> **Stated exercise**: Copy exactly the lines from the line containing "Emit a component" to the line containing "Chart.register(...registerables);", both lines included, and omit any pictures.

>>

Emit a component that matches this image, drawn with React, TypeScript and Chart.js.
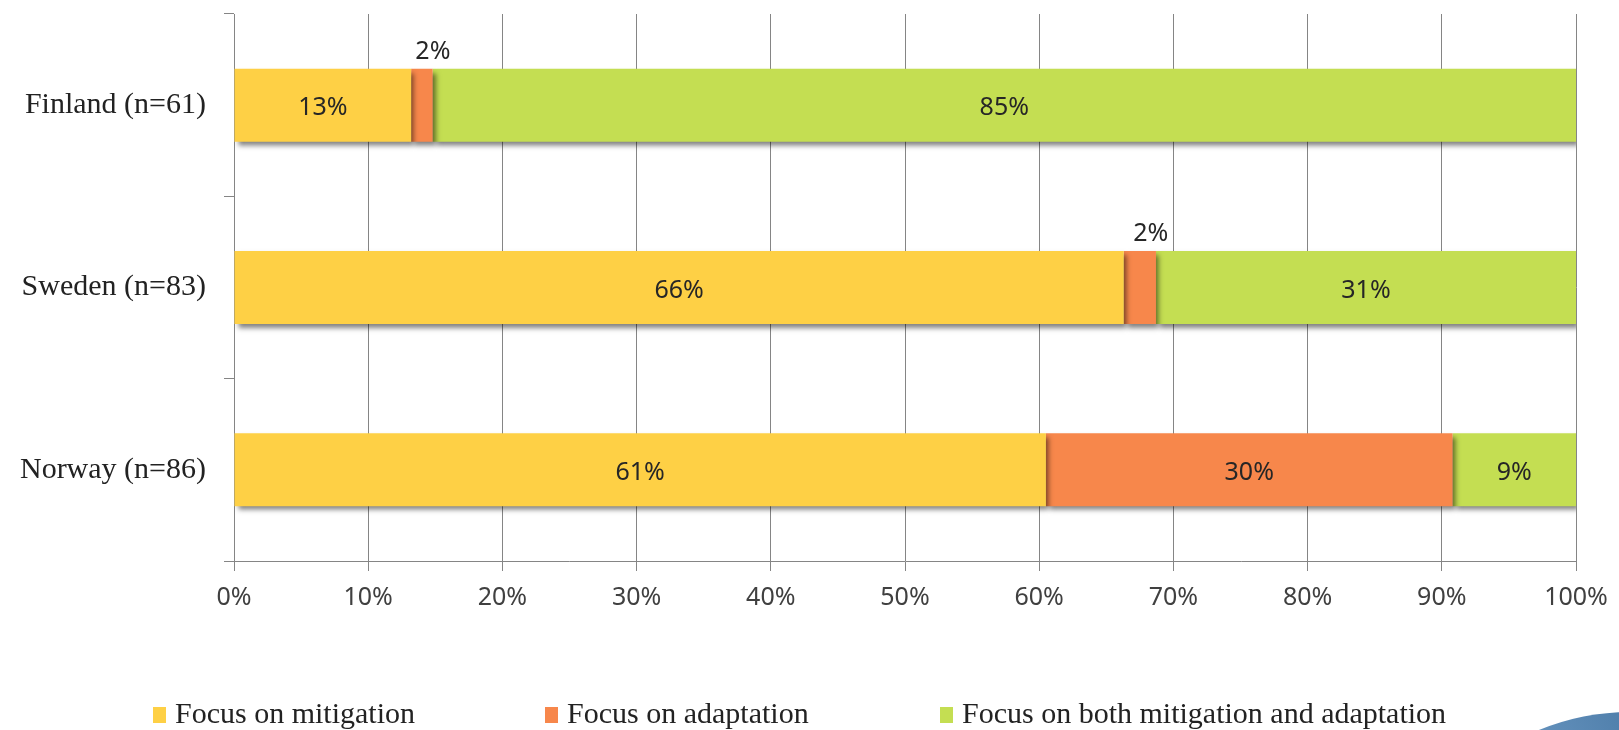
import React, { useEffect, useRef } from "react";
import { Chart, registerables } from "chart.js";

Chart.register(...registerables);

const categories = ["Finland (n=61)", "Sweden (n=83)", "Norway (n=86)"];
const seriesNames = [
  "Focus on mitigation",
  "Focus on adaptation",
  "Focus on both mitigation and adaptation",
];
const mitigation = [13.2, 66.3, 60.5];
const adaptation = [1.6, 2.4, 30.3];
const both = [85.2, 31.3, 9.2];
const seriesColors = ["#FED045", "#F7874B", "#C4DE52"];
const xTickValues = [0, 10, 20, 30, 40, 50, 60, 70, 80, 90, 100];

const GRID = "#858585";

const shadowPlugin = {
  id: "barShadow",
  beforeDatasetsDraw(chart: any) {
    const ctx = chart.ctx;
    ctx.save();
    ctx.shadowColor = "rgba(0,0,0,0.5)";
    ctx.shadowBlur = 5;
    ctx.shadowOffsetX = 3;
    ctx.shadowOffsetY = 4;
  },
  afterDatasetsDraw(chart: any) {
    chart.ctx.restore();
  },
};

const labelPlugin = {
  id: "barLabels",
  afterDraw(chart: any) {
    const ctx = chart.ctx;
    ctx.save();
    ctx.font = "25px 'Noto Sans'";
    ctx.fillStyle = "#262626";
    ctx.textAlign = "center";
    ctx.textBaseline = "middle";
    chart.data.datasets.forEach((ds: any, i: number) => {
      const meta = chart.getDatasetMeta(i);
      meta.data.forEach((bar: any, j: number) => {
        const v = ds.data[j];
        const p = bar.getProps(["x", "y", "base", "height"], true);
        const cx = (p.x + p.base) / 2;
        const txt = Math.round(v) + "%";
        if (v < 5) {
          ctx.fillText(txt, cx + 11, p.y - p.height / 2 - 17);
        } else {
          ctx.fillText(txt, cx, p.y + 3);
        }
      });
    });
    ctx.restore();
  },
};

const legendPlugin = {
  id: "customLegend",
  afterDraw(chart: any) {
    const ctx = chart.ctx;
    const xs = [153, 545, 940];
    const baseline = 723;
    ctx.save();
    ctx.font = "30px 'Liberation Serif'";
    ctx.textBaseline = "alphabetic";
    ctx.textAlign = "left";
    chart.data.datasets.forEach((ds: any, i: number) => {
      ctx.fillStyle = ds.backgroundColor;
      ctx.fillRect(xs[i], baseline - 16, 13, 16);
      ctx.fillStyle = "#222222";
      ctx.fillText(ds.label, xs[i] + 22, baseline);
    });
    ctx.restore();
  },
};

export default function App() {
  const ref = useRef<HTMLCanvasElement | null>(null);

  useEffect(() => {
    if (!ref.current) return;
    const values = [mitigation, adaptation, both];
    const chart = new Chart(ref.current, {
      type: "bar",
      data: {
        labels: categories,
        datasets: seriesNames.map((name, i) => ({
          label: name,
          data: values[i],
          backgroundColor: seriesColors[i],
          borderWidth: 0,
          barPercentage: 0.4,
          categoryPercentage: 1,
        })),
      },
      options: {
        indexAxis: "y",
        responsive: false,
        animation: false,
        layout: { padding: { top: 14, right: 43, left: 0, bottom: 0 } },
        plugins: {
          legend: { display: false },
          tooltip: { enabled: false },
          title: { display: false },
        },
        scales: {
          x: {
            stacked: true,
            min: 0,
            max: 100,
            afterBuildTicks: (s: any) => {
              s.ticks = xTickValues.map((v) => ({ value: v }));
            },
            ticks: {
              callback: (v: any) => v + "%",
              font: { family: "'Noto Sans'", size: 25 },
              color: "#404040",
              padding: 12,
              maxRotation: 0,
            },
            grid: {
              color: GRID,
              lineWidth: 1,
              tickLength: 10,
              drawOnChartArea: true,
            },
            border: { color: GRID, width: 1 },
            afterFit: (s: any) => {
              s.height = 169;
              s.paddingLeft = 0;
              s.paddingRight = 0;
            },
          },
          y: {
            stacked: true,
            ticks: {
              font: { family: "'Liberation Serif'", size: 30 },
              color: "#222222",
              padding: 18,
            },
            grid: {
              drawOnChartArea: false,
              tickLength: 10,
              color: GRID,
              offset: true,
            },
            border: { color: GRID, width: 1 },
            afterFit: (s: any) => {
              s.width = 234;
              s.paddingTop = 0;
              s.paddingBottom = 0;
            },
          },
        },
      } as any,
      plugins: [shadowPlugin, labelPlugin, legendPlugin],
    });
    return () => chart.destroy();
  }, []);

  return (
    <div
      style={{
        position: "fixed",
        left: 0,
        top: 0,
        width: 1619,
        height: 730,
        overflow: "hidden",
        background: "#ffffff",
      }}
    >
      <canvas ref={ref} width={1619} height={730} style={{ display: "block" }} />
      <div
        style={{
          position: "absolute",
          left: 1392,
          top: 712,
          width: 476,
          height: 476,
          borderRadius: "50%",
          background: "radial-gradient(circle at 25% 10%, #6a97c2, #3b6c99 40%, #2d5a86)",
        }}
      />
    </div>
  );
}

<<
>>

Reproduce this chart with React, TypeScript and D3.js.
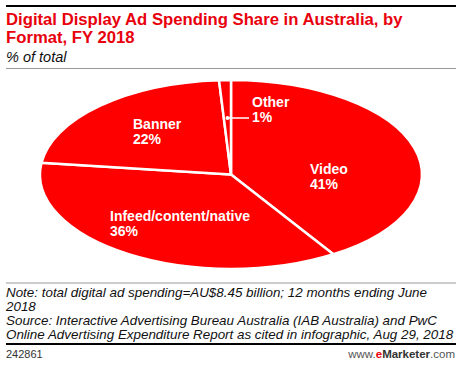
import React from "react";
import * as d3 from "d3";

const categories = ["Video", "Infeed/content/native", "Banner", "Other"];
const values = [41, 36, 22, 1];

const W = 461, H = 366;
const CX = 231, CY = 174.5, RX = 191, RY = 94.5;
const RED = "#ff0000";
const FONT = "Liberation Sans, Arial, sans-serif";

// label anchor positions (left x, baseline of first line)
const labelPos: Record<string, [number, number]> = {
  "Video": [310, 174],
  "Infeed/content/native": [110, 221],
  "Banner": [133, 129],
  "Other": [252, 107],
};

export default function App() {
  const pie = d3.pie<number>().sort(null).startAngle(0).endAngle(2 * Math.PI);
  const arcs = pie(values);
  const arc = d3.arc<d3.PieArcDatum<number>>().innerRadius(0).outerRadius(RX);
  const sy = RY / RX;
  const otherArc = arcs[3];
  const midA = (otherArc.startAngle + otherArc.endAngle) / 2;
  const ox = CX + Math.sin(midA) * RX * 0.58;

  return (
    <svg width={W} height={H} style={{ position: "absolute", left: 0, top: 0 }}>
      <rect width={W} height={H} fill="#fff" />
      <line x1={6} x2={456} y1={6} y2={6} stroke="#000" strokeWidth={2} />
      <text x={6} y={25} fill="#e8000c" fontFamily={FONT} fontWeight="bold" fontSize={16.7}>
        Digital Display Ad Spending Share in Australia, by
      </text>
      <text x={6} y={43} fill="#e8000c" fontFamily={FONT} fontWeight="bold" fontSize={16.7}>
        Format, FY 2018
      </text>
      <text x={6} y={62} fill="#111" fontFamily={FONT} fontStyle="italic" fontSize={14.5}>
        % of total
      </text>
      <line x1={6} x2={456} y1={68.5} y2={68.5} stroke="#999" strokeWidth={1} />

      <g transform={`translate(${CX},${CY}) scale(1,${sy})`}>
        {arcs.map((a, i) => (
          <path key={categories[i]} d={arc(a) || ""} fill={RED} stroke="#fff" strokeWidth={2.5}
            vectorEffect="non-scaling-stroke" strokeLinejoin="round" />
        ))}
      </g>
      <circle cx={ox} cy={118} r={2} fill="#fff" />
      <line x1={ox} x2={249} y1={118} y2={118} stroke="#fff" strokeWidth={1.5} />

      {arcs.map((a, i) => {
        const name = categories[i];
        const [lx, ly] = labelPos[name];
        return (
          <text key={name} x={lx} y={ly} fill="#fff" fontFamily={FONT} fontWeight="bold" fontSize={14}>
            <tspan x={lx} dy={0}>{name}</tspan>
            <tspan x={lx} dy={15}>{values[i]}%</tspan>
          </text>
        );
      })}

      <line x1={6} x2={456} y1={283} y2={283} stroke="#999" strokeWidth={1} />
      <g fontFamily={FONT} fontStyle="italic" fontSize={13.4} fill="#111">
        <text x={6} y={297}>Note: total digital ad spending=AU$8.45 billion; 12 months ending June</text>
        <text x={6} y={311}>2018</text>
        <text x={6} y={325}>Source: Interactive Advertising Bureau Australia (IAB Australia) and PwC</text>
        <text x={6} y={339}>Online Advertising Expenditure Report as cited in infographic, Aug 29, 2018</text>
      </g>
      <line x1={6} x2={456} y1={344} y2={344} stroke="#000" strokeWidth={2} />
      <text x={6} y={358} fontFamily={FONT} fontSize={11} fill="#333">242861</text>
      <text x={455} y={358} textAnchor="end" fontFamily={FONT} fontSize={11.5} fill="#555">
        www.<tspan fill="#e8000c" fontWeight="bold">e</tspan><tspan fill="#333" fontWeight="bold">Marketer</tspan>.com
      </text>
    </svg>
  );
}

<<

> **Expected output**:
Emit a component that matches this image, drawn with React, TypeScript and Chart.js.
import React, { useEffect, useRef } from "react";
import { Chart, registerables } from "chart.js";

Chart.register(...registerables);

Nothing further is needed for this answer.